No final das contas a confusão toda só começou porque Mesquita foi mal orientado, aportou no lugar errado e foi atrás de quem não devia. Se o capitão tivesse sido bem orientado, acertado o local do desembarque e encontrado os destinatários corretamente, jamais saberíamos sobre esse desembarque.

Aparentemente o tal barco do tipo Palhabote que chegou à praia perto do Engenho Trapiche era algo tão medíocre, que nem sei se tinha um nome, pois nada ficou registrado. Sabemos que esse tipo de embarcação era um veleiro de dois, ou no máximo três mastros, tinham dimensões que iam de 30 a 80 metros de comprimento e uns 8 a 10 metros de largura. Eram normalmente estreitos na parte traseira (popa) e largos na frente (proa), sendo muito rápidos e associados a uma grande manobrabilidade. Eram conhecidos entre os britânicos como “Pilot boat” (barco do piloto) e eram utilizados principalmente na navegação de cabotagem.

Entretanto, não podemos deixar de perceber uma terrível particularidade em relação a esse caso, que me incomodou de verdade ao ler esses relatos – o tal Mesquita e seus asseclas verdadeiramente “socaram” entre 200 a 250 pessoas naquela pequena embarcação. Por essa razão não é de se estranhar que ele trouxe da África basicamente jovens e crianças, pois assim cabiam mais “peças” para serem vendidas em Pernambuco.

Mas enfim, Paulo Africano estava a bordo desse Palhabote de Sirinhaém?

Escravo africano no Brasil na década de 1890.

Sem maiores dados fica difícil corroborar essa questão. Mas se é verdadeira a informação que ele transmitiu aos seus contemporâneos em relação a sua chegada ao Brasil, que foi depois retransmitida a Câmara Cascudo, então na data do seu falecimento fazia quase 50 anos que havia acontecido o desembarque em Sirinhaém.

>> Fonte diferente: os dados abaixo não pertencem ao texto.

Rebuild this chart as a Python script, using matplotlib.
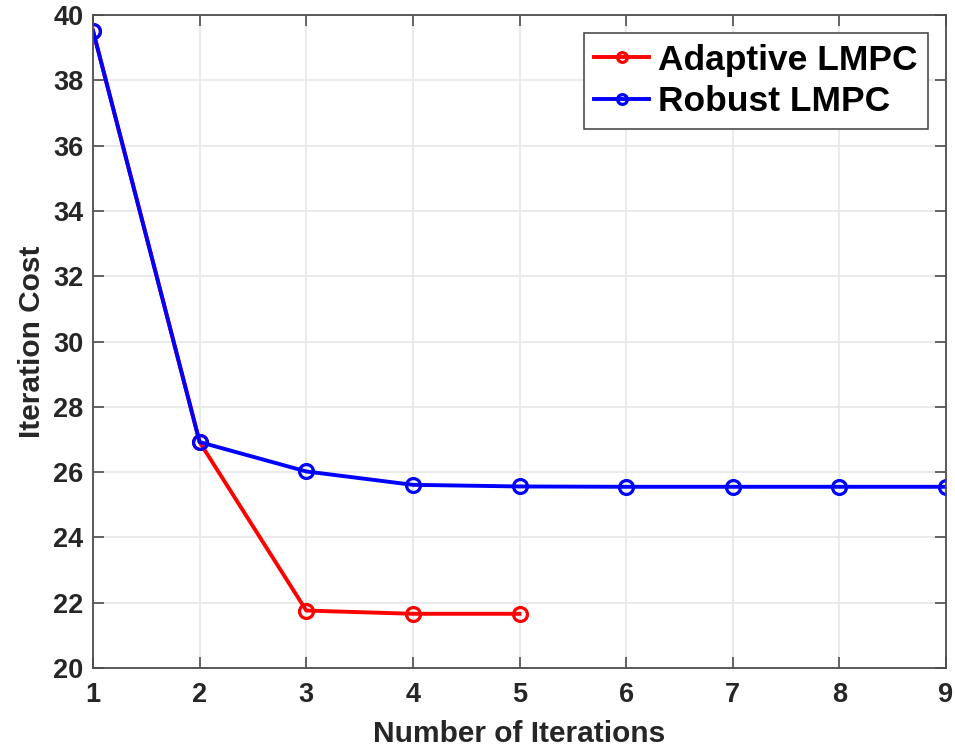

Vamos apenas imaginar que muitos daqueles jovens e crianças que desembarcaram do Palhabote tivessem uma média de oito a dezessete anos de idade, então é inteiramente plausível que Paulo Africano estivesse a bordo e, mesmo com todas as agruras da escravidão, tenha falecido em Natal 60 anos depois.

O problema sobre isso é que, conforme o leitor poderá ler mais adiante, ele não tinha a menor ideia da data do seu nascimento.

A vida de Paulo Africano, ou Paulo José de Oliveira, em Natal

Nada sabemos sobre o andamento de sua vida até o fim da escravidão. Tampouco temos dados de como e porque ele veio parar na capital potiguar. Mas uma coisa é certa – a sua passagem por aqui não ficou sem registros.

A informação mais antiga que encontrei sobre Paulo Africano também foi escrita por Luís da Câmara Cascudo. É um texto existente no extinto Diário de Natal, sobre a vida de um francês chamado Vitor Lafosse, que viveu na capital potiguar entre o final do século XIX e início do XX e morou na Rua Camboim, atual Rua Professor Fontes Galvão, a mesma que se inicia defronte ao portão principal do Colégio Marista, no bairro do Tirol.

Atual Rua Professor Fontes Galvão, antiga Rua Camboim – Fonte – Google Street View.

Foi através das informações de Francisco Artêmio Coelho, que Cascudo soube que o francês morava nessa rua em 1882 e que teria sido o primeiro habitante do logradouro. Mas o próprio Cascudo contesta a informação de Coelho e afirma que “Antes disso, porém, lá residia Paulo Africano”.[13] Cascudo não aponta a fonte dessa informação e nem uma data de quando Paulo passou a morar nesse setor de Natal.

Existem outras informações sobre Paulo Africano e elas são notícias relacionadas ao Coco de Zambê, a prática de rituais religiosos de matriz africana e a atenção que a polícia de Natal tinha com Paulo Africano e suas atividades.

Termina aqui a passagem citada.